Research at Bradford has recently cast light on an issue that archaeologists have been debating for years: the speed with which the advent of domesticated plants and animals changed our ancestors' lives. In Britain, the switch from hunting and gathering to farming took place during part of the Neolithic period between 5,200 and 4,500 years ago. But was its impact on diet immediate or did it happen over many generations, or even many hundreds of years?

Bradford's Michael Richards, with colleagues from Queen's University Belfast and Oxford University, has investigated ancient diets by analysing the isotopes of carbon from samples of human bone going back through the Neolithic period, into the Mesolithic. Different foodstuffs contain different amounts of two of carbon's stable isotopes. This is deposited in the bones of those who eat these foods. Because the isotopes remain unchanged over the years, their ratio acts as a kind of "signature" of an individual's diet. In this way, it is possible to tell from even the oldest bone fragments whether someone's food was derived predominantly from the land or the sea.

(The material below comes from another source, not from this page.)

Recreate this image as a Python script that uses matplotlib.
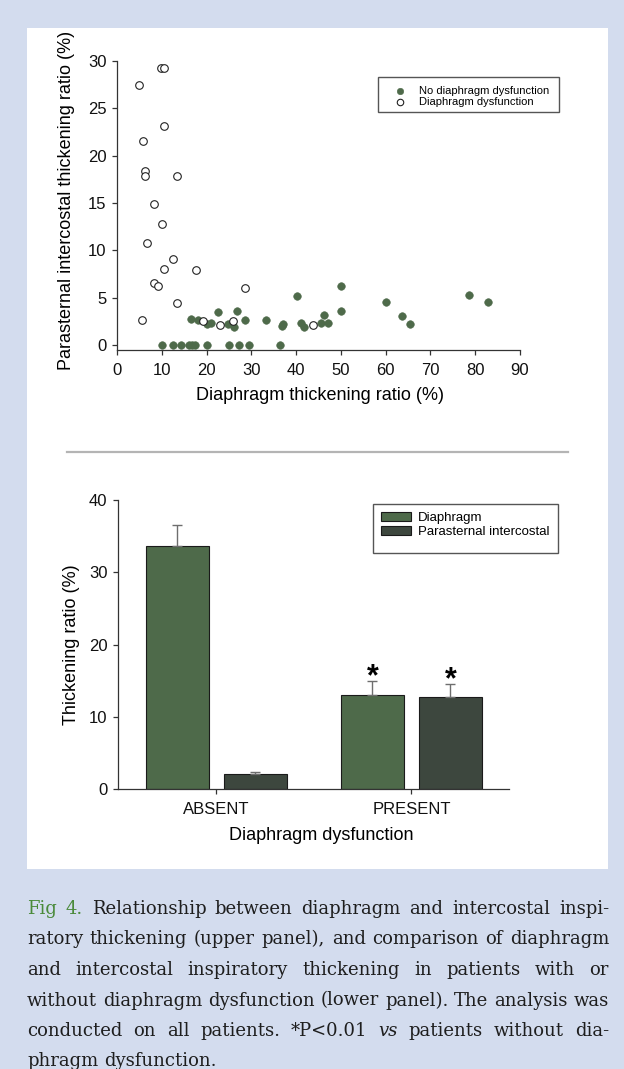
import matplotlib
matplotlib.use('Agg')
import matplotlib.pyplot as plt
from matplotlib.patches import Rectangle, Patch
from matplotlib.lines import Line2D
import numpy as np

# ---------------- data ----------------
# Upper panel: scatter (diaphragm TR %, parasternal TR %)
nodys_x = [10.0, 12.5, 14.3, 16.0, 16.7, 17.4, 20.0, 25.0, 27.3, 29.4, 36.4,
           16.6, 18.1, 20.1, 20.9, 22.5, 24.9, 26.1, 26.7, 28.6, 33.3, 36.8, 37.1,
           40.1, 41.2, 41.7, 45.5, 46.2, 47.2, 50.1, 50.1, 60.1, 63.7, 65.4, 78.7, 82.8]
nodys_y = [0, 0, 0, 0, 0, 0, 0, 0, 0, 0, 0,
           2.75, 2.64, 2.22, 2.29, 3.45, 2.18, 1.94, 3.55, 2.68, 2.6, 2.0, 2.25,
           5.14, 2.36, 1.94, 2.36, 3.13, 2.29, 6.23, 3.55, 4.58, 3.03, 2.18, 5.25, 4.54]
dys_x = [5.0, 9.9, 10.6, 10.5, 5.9, 6.2, 6.2, 13.3, 8.3, 10.0, 6.7, 12.5, 10.6,
         17.6, 8.25, 9.1, 28.6, 13.3, 5.5, 19.3, 23.0, 25.8, 43.8]
dys_y = [27.5, 29.3, 29.3, 23.1, 21.6, 18.4, 17.9, 17.8, 14.9, 12.8, 10.8, 9.1, 8.05,
         7.9, 6.5, 6.2, 6.0, 4.4, 2.6, 2.5, 2.1, 2.55, 2.15]
scatter_labels = ['No diaphragm dysfunction', 'Diaphragm dysfunction']
scatter_xticks = [0, 10, 20, 30, 40, 50, 60, 70, 80, 90]
scatter_yticks = [0, 5, 10, 15, 20, 25, 30]

# Lower panel: bars
groups = ['ABSENT', 'PRESENT']
diaphragm_mean = [33.6, 13.1]
diaphragm_err = [3.0, 1.9]
parasternal_mean = [2.1, 12.7]
parasternal_err = [0.25, 1.9]
significant = [False, True]
bar_labels = ['Diaphragm', 'Parasternal intercostal']
bar_yticks = [0, 10, 20, 30, 40]

caption_lines = [
    "Fig 4. Relationship between diaphragm and intercostal inspi-",
    "ratory thickening (upper panel), and comparison of diaphragm",
    "and intercostal inspiratory thickening in patients with or",
    "without diaphragm dysfunction (lower panel). The analysis was",
    "conducted on all patients. *P<0.01 vs patients without dia-",
    "phragm dysfunction.",
]
caption_green_words = 2   # "Fig 4."
caption_italic = {"vs"}

# ---------------- style ----------------
W, H = 624, 1069
BG = '#d3dcee'
GREEN = '#4e6a4a'
DARK = '#3d473e'
AXC = '#333333'

plt.rcParams['font.family'] = ['Liberation Sans', 'DejaVu Sans']


def fx(x):
    return x / W


def fy(y):
    return 1 - y / H


fig = plt.figure(figsize=(W / 100, H / 100), dpi=100, facecolor=BG)
fig.add_artist(Rectangle((fx(27), fy(869)), (608 - 27) / W, (869 - 28) / H,
                         transform=fig.transFigure, facecolor='white',
                         edgecolor='none', zorder=-5))
fig.add_artist(Line2D([fx(67), fx(568)], [fy(451.5), fy(451.5)],
                      transform=fig.transFigure, color='#b4b4b4', lw=1.6))


def style_axes(ax):
    for s in ['top', 'right']:
        ax.spines[s].set_visible(False)
    for s in ['left', 'bottom']:
        ax.spines[s].set_color(AXC)
        ax.spines[s].set_linewidth(0.9)
    ax.tick_params(direction='out', length=3.5, width=0.9, color=AXC,
                   labelsize=12, labelcolor='#111111', pad=4)


# ---------------- upper panel ----------------
ax1 = fig.add_axes([fx(117), fy(349.7), (520 - 117) / W, (349.7 - 61) / H])
style_axes(ax1)
ax1.set_xlim(0, 90)
ax1.set_ylim(-0.5, 30)
ax1.set_xticks(scatter_xticks)
ax1.set_yticks(scatter_yticks)
ax1.tick_params(axis='x', pad=6)
ax1.scatter(nodys_x, nodys_y, s=30, color=GREEN, edgecolors=GREEN,
            linewidths=0.4, zorder=3, clip_on=False, label=scatter_labels[0])
ax1.scatter(dys_x, dys_y, s=30, facecolors='white', edgecolors='#222222',
            linewidths=0.8, zorder=4, clip_on=False, label=scatter_labels[1])
ax1.set_xlabel('Diaphragm thickening ratio (%)', fontsize=13)
ax1.set_ylabel('Parasternal intercostal thickening ratio (%)', fontsize=13)
ax1.xaxis.set_label_coords(fx(320), fy(395), transform=fig.transFigure)
ax1.yaxis.set_label_coords(fx(67), fy(200), transform=fig.transFigure)
ax1.xaxis.label.set_va('center')
ax1.yaxis.label.set_va('center')
leg1 = ax1.legend(loc='upper left', bbox_to_anchor=(fx(394.5), fy(86.2)),
                  bbox_transform=fig.transFigure, frameon=False, fontsize=8,
                  borderpad=0, borderaxespad=0, handlelength=1.0,
                  handletextpad=1.2, labelspacing=0.1, markerscale=0.85)
fig.add_artist(Rectangle((fx(378.3), fy(112.3)), (559.3 - 378.3) / W, (112.3 - 77.3) / H,
                         transform=fig.transFigure, facecolor='none',
                         edgecolor='#555555', lw=1.0))

# ---------------- lower panel ----------------
ax2 = fig.add_axes([fx(118), fy(789.3), (509 - 118) / W, (789.3 - 500) / H])
style_axes(ax2)
x = np.arange(len(groups))
off, bw = 0.2, 0.322
ekw = dict(ecolor='#6e6e6e', elinewidth=1.0, capsize=3.6, capthick=1.0)
ax2.bar(x - off, diaphragm_mean, bw, color=GREEN, edgecolor='#1a1a1a', lw=0.8,
        yerr=[[0] * len(x), diaphragm_err], error_kw=ekw, label=bar_labels[0], zorder=2)
ax2.bar(x + off, parasternal_mean, bw, color=DARK, edgecolor='#1a1a1a', lw=0.8,
        yerr=[[0] * len(x), parasternal_err], error_kw=ekw, label=bar_labels[1], zorder=2)
for i, sig in enumerate(significant):
    if sig:
        ax2.text(x[i] - off, diaphragm_mean[i] + diaphragm_err[i] - 0.6, '*',
                 ha='center', va='baseline', fontsize=22, fontweight='bold')
        ax2.text(x[i] + off, parasternal_mean[i] + parasternal_err[i] - 0.6, '*',
                 ha='center', va='baseline', fontsize=22, fontweight='bold')
ax2.set_xlim(-0.505, 1.5)
ax2.set_ylim(0, 40)
ax2.set_yticks(bar_yticks)
ax2.set_xticks(x, groups)
ax2.tick_params(axis='x', pad=6)
ax2.set_xlabel('Diaphragm dysfunction', fontsize=13)
ax2.set_ylabel('Thickening ratio (%)', fontsize=13)
ax2.xaxis.set_label_coords(fx(321), fy(835), transform=fig.transFigure)
ax2.yaxis.set_label_coords(fx(71.5), fy(645), transform=fig.transFigure)
ax2.xaxis.label.set_va('center')
ax2.yaxis.label.set_va('center')
leg2 = ax2.legend(loc='upper left', bbox_to_anchor=(fx(381), fy(512.3)),
                  bbox_transform=fig.transFigure, frameon=False, fontsize=9.5,
                  borderpad=0, borderaxespad=0, handlelength=2.27, handleheight=0.6,
                  handletextpad=0.55, labelspacing=0.15)
fig.add_artist(Rectangle((fx(373.3), fy(552.7)), (558.3 - 373.3) / W, (552.7 - 504) / H,
                         transform=fig.transFigure, facecolor='none',
                         edgecolor='#555555', lw=1.0))

# ---------------- caption (justified) ----------------
renderer = fig.canvas.get_renderer()
CAP_FAMILY = 'DejaVu Serif'


def measure(s, **kw):
    t = fig.text(0, 0, s, family=CAP_FAMILY, **kw)
    w = t.get_window_extent(renderer).width
    t.remove()
    return w


w4 = measure(caption_lines[3], fontsize=12)
cap_fs = 12 * 577 / w4
space_w = measure('a a', fontsize=cap_fs) - measure('aa', fontsize=cap_fs)
left, right = 27, 609
base0, lh = 914, 30.5
word_index = 0
for li, line in enumerate(caption_lines):
    words = line.split(' ')
    texts = []
    for w in words:
        color = '#4a8a3a' if word_index < caption_green_words else '#1e1e1e'
        style = 'italic' if w in caption_italic else 'normal'
        t = fig.text(0, 0, w, family=CAP_FAMILY, fontsize=cap_fs, color=color,
                     style=style, va='baseline', ha='left')
        texts.append(t)
        word_index += 1
    widths = [t.get_window_extent(renderer).width for t in texts]
    if li < len(caption_lines) - 1 and len(words) > 1:
        gap = (right - left - sum(widths)) / (len(words) - 1)
    else:
        gap = space_w
    xx = left
    for t, wd in zip(texts, widths):
        t.set_position((fx(xx), fy(base0 + li * lh)))
        xx += wd + gap

fig.savefig('out.png', dpi=100, facecolor=BG)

By excavating tombs and digging around in middens - some inland, others near the coast - Richards and his colleagues unearthed 164 Neolithic and 19 Mesolithic bone fragments. With few exceptions, they report, Mesolithic people living near the coast had a diet rich in seafood. "But after 4000BC in Britain," Richards says, "none of the people we measured had any marine foods in their diets. It seemed like this was a big and rapid change. Even people on the coast didn't go on eating marine foods."

Why did the products of the new agriculture prove so instantly attractive? "I wish I knew," Richards admits. "One idea is that people wanted to have more reliable food supplies. If you grow it yourself, you know how much is there." Another possibility is that its appeal was associated with much wider cultural change. Could this have been the earliest sign of our now ubiquitous preoccupation with fashion? Richards does not deny the possibility.

As Jones recalls, when he began work, the most sophisticated measuring device around was a tape measure. Nowadays, archaeologists can use global positioning satellites. And many artefacts hold far more secrets than can be gleaned by the closest scrutiny. "Something like 40 to 50 per cent of pieces of pottery have chemical traces of what went on inside them. I suspect that sooner rather than later we'll see chemical analysis become a routine part of archaeology."

Access to new techniques is changing the way that archaeologists work - but does it also alter the way they think? Jones says it shapes different questions. "You can ask questions that never seemed relevant before. With a cemetery, it's now possible to ask not only who was related to whom, but whether males were fitter or more hard working or better fed than females."

Who said that dead men tell no tales?